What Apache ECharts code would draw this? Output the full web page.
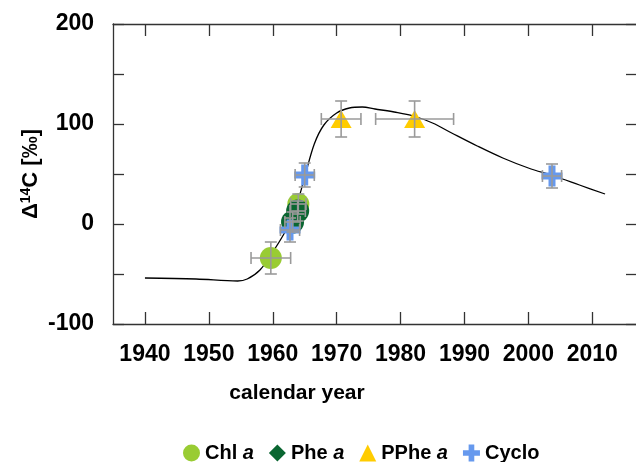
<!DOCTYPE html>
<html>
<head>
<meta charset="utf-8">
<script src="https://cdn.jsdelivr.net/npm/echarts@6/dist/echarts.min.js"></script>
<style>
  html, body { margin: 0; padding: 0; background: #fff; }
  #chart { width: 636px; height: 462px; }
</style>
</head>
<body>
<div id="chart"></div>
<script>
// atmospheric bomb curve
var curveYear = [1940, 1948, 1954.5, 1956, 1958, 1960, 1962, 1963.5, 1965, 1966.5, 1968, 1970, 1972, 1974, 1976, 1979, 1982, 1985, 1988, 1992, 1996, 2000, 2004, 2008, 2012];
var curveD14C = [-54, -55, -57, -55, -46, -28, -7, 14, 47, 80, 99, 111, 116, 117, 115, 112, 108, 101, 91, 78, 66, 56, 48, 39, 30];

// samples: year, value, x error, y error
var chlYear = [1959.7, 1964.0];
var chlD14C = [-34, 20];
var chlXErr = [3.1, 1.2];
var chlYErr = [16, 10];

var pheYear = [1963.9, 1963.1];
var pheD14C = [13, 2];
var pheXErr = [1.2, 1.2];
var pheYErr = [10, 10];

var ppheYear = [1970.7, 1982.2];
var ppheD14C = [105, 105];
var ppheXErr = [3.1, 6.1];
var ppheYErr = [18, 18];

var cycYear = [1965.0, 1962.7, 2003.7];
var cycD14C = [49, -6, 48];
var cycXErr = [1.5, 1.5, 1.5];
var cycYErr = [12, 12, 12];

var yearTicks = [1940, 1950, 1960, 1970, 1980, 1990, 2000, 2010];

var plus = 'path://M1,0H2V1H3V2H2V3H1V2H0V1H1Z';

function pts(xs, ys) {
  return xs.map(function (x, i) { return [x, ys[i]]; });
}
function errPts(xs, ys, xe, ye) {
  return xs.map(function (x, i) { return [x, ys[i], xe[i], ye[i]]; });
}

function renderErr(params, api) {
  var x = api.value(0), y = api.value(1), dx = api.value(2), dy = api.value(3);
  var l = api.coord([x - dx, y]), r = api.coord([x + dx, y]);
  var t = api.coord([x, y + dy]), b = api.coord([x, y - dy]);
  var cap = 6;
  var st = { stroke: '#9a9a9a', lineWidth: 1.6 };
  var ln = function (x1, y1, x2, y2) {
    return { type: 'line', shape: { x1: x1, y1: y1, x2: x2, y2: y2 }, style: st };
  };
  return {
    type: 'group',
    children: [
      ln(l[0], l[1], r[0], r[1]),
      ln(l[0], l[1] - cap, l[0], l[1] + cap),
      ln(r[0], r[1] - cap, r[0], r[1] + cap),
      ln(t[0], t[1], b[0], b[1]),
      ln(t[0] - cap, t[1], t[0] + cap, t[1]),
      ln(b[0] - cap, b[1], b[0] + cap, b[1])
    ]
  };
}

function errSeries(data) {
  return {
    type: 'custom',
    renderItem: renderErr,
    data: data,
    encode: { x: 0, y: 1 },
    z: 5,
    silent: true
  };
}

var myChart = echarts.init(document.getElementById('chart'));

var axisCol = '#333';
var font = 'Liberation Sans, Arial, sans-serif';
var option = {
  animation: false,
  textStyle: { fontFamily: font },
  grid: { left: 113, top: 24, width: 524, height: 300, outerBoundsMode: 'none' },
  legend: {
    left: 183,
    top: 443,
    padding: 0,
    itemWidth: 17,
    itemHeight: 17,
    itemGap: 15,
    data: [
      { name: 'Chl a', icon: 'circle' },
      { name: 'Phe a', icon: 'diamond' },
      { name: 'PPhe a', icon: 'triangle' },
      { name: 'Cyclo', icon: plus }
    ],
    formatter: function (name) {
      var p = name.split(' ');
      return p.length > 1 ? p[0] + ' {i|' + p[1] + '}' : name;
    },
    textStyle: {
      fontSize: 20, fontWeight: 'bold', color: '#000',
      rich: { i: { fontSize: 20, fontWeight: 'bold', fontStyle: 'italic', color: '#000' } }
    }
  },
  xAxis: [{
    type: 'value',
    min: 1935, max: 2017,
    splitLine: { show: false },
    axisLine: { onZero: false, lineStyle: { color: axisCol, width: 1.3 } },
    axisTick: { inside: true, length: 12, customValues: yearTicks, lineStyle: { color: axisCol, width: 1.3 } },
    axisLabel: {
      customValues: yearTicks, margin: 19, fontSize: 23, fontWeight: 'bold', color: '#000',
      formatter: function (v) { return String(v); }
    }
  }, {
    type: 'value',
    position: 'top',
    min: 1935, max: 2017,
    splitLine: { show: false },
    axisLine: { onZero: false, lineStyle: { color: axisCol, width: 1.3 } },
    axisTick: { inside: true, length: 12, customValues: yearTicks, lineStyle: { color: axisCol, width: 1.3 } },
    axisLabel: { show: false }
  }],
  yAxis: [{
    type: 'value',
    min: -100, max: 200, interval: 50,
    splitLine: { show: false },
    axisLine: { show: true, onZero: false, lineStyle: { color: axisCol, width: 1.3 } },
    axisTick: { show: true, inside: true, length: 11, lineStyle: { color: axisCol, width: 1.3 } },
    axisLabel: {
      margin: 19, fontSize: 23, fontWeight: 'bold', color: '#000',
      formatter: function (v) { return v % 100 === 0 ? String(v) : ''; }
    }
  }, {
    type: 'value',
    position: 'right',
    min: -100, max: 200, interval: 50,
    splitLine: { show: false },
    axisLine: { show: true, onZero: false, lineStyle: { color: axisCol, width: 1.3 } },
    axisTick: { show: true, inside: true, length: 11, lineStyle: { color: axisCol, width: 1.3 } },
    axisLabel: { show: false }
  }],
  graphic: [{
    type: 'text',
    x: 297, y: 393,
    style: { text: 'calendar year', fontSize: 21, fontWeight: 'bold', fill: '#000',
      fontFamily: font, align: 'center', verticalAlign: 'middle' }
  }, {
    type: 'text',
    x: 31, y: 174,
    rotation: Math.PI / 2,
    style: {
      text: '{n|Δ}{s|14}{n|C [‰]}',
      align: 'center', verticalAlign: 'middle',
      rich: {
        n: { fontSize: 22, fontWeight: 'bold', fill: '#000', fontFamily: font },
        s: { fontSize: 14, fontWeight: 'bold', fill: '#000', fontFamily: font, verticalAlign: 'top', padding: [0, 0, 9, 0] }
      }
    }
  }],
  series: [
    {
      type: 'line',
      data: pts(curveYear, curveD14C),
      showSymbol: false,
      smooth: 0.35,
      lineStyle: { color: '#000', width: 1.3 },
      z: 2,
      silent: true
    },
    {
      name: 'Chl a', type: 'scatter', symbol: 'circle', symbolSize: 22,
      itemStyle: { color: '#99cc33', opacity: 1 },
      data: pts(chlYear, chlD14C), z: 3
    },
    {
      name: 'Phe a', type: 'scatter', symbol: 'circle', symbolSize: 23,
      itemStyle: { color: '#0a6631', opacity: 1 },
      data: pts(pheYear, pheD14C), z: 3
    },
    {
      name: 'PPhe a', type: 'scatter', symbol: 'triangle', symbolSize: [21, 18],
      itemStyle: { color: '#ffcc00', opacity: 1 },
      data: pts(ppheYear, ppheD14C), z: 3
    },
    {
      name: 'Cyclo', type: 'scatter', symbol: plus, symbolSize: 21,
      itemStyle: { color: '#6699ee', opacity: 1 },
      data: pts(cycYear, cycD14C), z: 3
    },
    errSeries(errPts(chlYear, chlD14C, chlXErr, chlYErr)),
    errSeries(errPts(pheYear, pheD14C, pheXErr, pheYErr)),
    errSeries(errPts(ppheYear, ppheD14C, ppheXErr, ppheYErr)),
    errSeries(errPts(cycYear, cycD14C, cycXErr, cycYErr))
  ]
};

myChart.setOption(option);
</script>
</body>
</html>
-----
_Task description_. Starting with the first line of the data above and ending with the line containing "var chlYErr = [16, 10];", please restate every line exactly, leaving images out.

_Result of this task_.
What Apache ECharts code would draw this? Output the full web page.
<!DOCTYPE html>
<html>
<head>
<meta charset="utf-8">
<script src="https://cdn.jsdelivr.net/npm/echarts@6/dist/echarts.min.js"></script>
<style>
  html, body { margin: 0; padding: 0; background: #fff; }
  #chart { width: 636px; height: 462px; }
</style>
</head>
<body>
<div id="chart"></div>
<script>
// atmospheric bomb curve
var curveYear = [1940, 1948, 1954.5, 1956, 1958, 1960, 1962, 1963.5, 1965, 1966.5, 1968, 1970, 1972, 1974, 1976, 1979, 1982, 1985, 1988, 1992, 1996, 2000, 2004, 2008, 2012];
var curveD14C = [-54, -55, -57, -55, -46, -28, -7, 14, 47, 80, 99, 111, 116, 117, 115, 112, 108, 101, 91, 78, 66, 56, 48, 39, 30];

// samples: year, value, x error, y error
var chlYear = [1959.7, 1964.0];
var chlD14C = [-34, 20];
var chlXErr = [3.1, 1.2];
var chlYErr = [16, 10];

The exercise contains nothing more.